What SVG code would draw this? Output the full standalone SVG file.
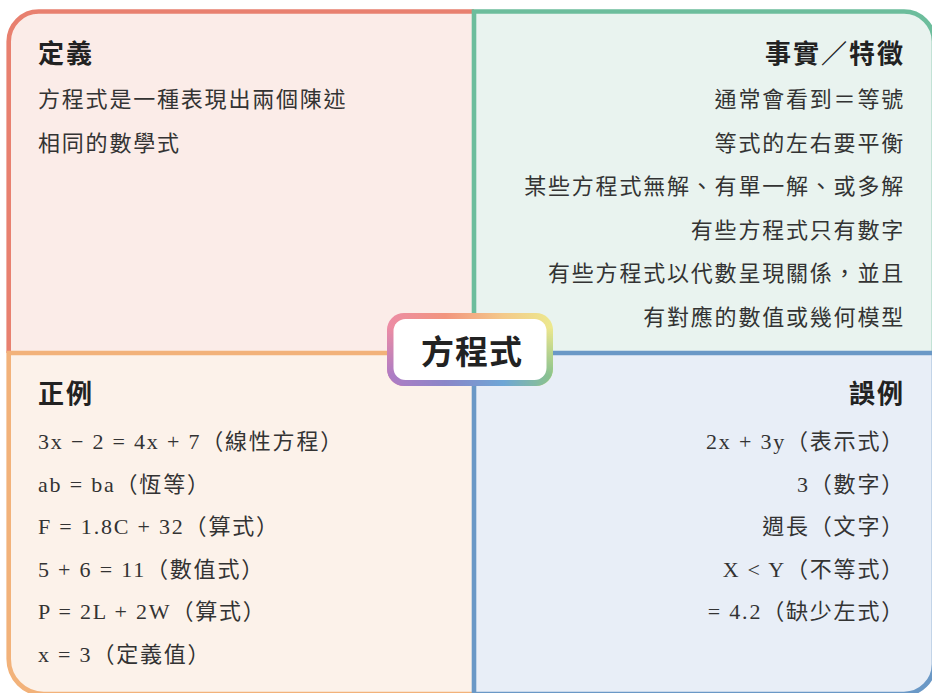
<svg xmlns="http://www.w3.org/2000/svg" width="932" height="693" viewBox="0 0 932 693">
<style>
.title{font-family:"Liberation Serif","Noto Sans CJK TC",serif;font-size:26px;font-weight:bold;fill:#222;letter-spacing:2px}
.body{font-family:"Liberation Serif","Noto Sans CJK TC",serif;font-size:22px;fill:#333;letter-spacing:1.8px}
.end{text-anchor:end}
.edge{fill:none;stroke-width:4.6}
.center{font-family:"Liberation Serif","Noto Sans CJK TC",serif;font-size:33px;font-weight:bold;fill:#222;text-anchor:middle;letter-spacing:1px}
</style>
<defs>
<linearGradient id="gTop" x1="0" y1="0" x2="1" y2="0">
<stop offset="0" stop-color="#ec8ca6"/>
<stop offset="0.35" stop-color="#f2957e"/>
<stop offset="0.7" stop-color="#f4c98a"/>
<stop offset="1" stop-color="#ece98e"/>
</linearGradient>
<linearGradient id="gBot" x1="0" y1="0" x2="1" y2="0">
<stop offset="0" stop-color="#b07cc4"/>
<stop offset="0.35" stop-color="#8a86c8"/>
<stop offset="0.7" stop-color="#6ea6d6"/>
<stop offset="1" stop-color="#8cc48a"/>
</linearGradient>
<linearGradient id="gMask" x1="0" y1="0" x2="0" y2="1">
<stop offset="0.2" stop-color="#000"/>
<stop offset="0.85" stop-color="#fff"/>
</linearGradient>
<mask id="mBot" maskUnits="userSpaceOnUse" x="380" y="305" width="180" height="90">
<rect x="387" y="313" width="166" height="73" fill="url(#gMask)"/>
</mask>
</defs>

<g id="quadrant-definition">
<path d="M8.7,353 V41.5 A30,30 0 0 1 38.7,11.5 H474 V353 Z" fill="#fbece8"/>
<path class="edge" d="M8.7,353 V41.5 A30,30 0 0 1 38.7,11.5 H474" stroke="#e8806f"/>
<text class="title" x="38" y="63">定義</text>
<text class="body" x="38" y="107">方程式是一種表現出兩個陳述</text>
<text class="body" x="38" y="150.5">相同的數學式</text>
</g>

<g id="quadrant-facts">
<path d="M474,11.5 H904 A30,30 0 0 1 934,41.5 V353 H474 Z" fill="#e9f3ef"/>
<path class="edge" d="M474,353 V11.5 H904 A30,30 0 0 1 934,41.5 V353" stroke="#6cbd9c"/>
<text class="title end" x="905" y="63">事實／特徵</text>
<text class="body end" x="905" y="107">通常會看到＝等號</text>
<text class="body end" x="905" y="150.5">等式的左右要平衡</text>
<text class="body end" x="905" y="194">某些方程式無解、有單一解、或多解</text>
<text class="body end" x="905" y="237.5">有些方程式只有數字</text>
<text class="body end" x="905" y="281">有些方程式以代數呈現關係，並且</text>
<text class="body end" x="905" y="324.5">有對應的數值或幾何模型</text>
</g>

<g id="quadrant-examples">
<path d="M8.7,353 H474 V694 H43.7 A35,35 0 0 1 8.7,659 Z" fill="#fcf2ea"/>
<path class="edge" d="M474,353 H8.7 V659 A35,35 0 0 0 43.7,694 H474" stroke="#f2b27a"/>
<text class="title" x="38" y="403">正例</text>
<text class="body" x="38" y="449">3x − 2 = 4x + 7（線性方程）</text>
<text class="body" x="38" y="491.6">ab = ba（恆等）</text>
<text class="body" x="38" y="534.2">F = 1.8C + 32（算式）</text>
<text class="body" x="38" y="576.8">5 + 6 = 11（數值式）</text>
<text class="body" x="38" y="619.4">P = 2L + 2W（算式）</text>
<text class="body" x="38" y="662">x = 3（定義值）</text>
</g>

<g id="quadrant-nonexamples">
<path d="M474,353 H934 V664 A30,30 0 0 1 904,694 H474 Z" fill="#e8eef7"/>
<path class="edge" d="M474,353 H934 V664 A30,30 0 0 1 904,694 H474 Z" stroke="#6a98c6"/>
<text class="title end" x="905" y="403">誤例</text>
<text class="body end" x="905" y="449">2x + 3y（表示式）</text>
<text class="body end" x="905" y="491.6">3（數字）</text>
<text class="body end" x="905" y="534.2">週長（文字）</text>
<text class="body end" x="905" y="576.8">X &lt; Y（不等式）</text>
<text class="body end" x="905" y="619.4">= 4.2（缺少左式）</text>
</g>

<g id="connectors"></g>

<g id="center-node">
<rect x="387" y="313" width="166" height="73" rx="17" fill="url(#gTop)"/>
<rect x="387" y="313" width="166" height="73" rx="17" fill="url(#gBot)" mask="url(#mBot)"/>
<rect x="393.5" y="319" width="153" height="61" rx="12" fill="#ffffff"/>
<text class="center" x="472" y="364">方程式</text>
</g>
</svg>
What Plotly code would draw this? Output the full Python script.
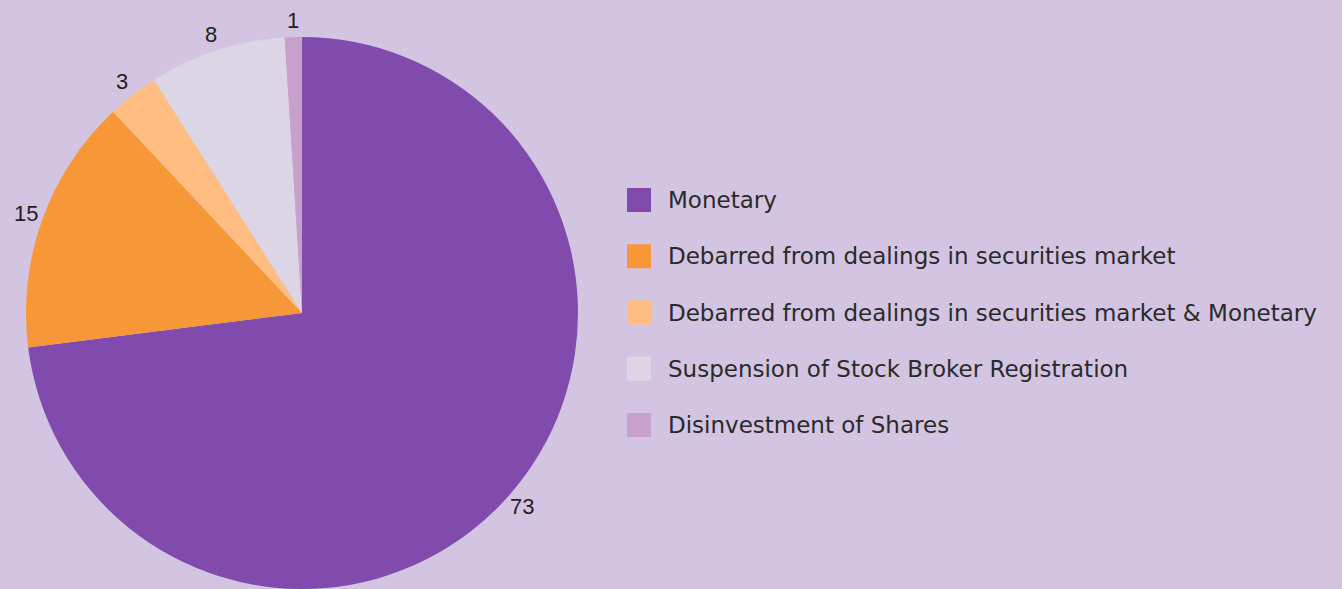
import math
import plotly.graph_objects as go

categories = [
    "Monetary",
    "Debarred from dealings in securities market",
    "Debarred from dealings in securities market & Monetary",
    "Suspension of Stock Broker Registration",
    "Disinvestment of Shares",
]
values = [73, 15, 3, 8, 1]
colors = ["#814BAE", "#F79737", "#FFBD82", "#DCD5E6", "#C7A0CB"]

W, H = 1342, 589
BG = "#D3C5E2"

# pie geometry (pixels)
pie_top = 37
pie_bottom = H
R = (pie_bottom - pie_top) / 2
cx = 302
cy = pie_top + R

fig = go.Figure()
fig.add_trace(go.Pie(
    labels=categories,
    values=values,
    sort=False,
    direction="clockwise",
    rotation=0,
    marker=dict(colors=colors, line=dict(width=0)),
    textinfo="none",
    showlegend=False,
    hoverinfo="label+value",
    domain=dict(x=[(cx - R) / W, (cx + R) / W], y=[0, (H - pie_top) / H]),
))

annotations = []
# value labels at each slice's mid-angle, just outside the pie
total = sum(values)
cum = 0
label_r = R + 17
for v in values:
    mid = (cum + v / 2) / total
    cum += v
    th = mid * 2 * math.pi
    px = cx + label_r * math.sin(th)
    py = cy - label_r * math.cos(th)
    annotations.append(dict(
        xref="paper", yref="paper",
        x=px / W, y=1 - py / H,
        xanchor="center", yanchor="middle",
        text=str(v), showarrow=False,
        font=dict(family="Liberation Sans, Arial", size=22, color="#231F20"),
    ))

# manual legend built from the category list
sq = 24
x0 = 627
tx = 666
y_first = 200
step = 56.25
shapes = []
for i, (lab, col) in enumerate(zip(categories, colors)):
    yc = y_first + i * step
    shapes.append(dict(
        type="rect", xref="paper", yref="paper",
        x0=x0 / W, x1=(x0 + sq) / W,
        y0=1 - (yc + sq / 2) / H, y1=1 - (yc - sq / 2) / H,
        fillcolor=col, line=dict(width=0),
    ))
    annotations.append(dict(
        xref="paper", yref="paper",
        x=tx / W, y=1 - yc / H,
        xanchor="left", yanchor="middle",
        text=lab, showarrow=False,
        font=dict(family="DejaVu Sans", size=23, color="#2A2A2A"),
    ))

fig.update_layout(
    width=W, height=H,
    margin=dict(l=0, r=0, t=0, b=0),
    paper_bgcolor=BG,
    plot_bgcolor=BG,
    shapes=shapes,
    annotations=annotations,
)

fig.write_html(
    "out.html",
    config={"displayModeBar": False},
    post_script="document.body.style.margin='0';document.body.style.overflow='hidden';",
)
——————
[OBJECTIVE]
Locate the word "code" in the records and collect each line it appears in.

[FULL RESPONSE]
What SVG code would draw this? Output the full standalone SVG file.
What Plotly code would draw this? Output the full Python script.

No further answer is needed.